> _Data listing_
>>>
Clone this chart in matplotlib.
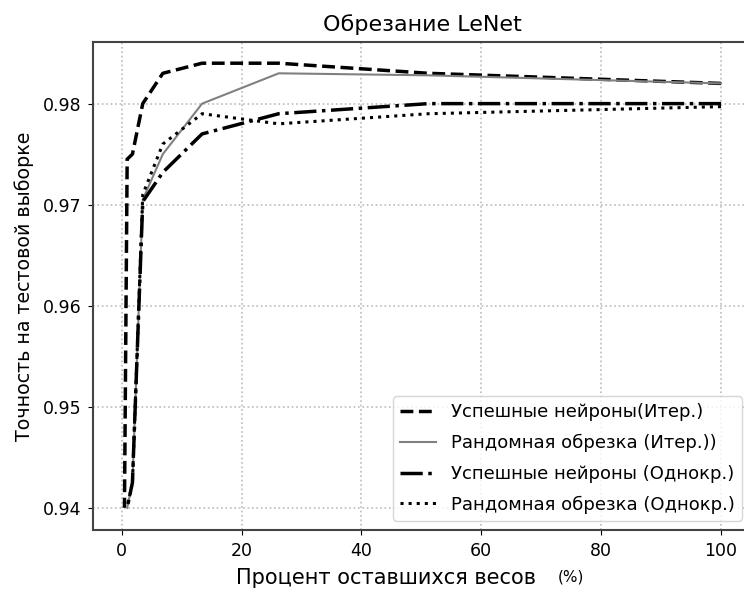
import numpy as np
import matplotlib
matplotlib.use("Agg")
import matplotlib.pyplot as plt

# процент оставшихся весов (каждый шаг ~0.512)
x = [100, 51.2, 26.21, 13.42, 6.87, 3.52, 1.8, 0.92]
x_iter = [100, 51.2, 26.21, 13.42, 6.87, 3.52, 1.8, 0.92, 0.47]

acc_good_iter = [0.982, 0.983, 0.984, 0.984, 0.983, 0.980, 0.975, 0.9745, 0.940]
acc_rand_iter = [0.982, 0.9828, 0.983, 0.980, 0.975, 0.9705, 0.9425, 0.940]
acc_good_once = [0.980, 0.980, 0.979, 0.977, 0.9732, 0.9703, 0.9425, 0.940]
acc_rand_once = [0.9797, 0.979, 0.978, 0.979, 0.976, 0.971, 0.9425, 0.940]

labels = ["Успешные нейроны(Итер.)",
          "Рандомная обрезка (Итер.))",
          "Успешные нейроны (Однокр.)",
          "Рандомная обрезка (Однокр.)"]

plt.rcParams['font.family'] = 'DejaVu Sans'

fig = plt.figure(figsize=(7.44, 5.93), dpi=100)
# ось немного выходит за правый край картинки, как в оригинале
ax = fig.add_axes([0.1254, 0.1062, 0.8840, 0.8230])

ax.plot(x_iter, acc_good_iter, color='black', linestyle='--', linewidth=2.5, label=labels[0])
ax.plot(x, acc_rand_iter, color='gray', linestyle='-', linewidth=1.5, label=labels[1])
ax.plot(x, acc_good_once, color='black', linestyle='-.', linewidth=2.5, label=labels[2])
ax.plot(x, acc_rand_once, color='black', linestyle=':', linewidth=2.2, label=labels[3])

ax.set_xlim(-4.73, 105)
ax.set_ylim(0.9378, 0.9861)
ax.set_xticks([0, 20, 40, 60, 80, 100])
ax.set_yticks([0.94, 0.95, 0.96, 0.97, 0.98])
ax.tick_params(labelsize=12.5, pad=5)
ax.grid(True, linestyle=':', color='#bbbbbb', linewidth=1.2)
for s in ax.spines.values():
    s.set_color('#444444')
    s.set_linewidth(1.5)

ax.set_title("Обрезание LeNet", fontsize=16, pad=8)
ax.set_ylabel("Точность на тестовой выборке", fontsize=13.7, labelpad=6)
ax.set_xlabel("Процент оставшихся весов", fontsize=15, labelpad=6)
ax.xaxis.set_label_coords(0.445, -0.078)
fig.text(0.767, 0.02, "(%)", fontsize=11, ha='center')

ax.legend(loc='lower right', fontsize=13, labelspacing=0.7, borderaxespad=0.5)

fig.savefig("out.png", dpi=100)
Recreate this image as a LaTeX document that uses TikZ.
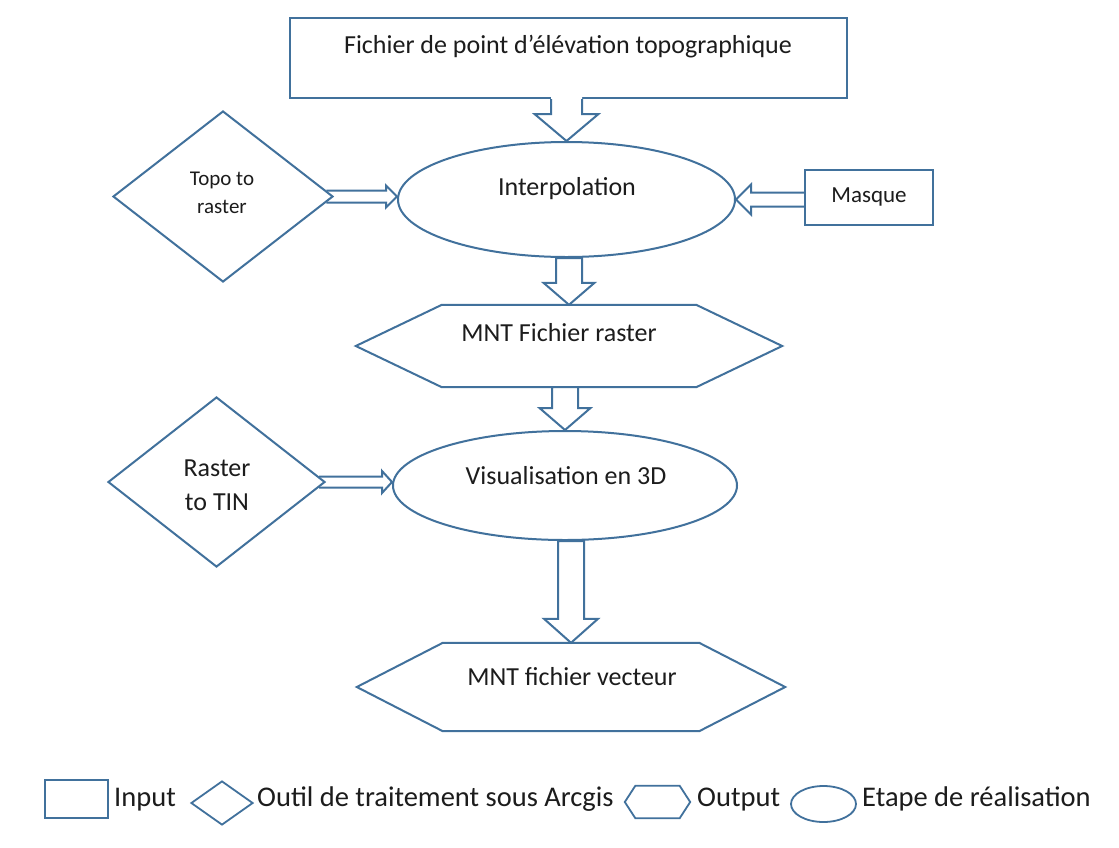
<<<
> _Task details_
Copy exactly the lines from the first line of the records above through the line with "x_iter = [100, 51.2, 26.21, 13.42, 6.87, 3.52, 1.8, 0.92, 0.47]", both included, and nothing else. Pictures stay out.

> _Solution to this exercise_
Clone this chart in matplotlib.
import numpy as np
import matplotlib
matplotlib.use("Agg")
import matplotlib.pyplot as plt

# процент оставшихся весов (каждый шаг ~0.512)
x = [100, 51.2, 26.21, 13.42, 6.87, 3.52, 1.8, 0.92]
x_iter = [100, 51.2, 26.21, 13.42, 6.87, 3.52, 1.8, 0.92, 0.47]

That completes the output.